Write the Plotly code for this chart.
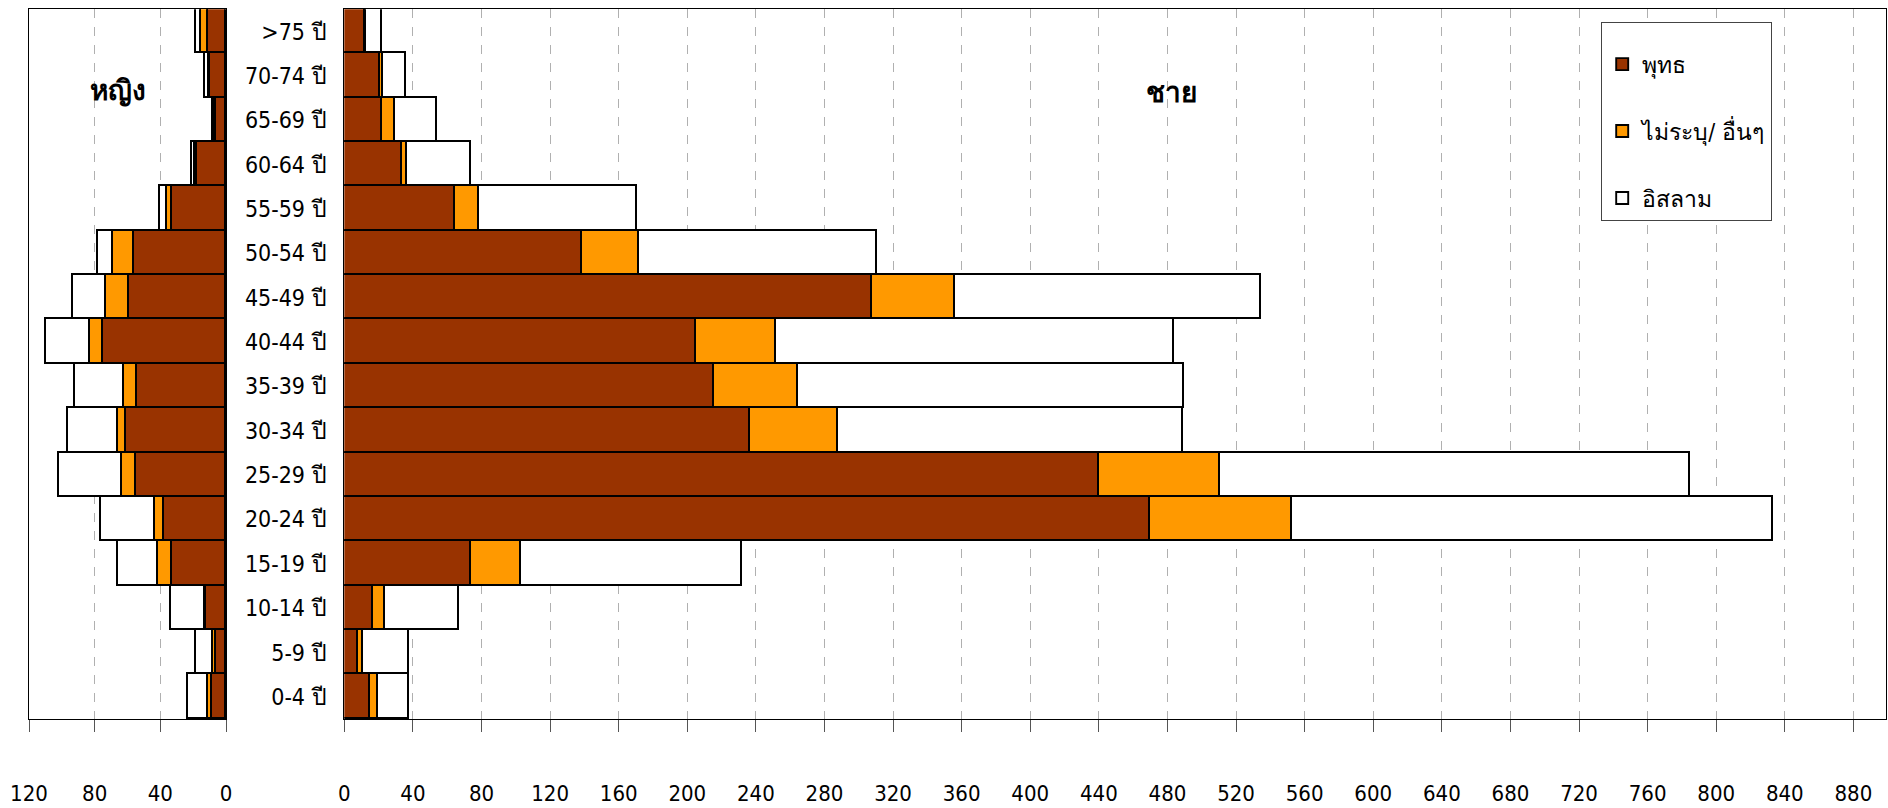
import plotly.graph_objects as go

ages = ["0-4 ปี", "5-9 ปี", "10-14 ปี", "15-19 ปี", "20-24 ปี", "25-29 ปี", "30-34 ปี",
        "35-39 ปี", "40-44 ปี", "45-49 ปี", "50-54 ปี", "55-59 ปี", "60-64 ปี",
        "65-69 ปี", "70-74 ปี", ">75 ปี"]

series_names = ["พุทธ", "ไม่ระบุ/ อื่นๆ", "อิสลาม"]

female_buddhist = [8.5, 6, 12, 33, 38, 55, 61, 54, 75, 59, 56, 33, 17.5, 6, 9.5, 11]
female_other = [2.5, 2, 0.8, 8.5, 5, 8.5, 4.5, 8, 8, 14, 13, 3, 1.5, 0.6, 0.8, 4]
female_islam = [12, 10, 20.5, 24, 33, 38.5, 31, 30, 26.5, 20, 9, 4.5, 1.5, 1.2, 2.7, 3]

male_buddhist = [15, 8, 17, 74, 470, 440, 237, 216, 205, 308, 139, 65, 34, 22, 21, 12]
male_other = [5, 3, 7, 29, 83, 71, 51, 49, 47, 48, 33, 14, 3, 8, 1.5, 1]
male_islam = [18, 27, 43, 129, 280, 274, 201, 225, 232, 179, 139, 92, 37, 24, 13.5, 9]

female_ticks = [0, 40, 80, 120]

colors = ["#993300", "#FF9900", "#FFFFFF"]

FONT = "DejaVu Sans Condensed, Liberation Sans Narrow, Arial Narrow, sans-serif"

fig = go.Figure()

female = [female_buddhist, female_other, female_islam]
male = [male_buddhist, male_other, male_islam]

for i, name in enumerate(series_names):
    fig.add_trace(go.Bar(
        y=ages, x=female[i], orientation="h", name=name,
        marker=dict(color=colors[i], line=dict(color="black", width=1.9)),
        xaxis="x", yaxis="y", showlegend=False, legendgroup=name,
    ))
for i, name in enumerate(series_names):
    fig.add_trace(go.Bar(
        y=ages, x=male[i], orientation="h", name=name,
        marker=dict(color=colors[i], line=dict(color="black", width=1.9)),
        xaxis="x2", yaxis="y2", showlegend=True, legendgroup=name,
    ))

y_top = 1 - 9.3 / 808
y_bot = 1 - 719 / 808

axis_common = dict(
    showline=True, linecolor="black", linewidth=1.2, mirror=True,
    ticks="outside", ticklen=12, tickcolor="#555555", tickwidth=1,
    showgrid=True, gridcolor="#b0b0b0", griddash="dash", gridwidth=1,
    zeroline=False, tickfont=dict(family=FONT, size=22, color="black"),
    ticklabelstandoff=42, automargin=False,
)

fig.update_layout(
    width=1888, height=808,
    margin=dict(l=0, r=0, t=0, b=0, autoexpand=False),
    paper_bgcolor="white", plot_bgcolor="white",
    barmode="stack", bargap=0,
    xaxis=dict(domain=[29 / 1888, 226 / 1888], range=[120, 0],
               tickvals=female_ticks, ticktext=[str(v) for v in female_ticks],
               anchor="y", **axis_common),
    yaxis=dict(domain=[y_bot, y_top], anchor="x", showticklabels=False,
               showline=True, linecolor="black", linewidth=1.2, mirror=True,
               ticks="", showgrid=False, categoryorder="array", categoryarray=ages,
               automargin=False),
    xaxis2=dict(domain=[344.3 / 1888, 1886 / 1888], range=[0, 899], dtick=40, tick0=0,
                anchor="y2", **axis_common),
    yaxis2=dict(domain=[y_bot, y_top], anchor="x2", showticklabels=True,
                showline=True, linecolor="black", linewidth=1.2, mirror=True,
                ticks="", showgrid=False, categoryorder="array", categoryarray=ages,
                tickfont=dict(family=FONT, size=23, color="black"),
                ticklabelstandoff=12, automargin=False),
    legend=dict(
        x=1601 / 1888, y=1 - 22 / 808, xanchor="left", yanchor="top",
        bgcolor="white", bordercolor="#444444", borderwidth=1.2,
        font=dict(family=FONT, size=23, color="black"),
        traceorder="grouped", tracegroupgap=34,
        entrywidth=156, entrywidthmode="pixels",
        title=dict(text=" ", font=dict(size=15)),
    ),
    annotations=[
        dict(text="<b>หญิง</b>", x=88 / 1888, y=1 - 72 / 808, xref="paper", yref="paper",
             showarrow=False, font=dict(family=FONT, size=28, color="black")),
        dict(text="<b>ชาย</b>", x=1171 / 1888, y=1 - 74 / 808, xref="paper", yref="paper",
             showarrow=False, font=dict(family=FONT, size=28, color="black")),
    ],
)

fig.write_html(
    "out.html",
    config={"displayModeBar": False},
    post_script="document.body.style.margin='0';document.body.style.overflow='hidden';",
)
------------------------------------------------------------
* Task directions *
Leave out any pictures, please, and quote only the lines from the top of the data through the line that contains "import plotly.graph_objects as go".

* Finished exercise *
Write the Plotly code for this chart.
import plotly.graph_objects as go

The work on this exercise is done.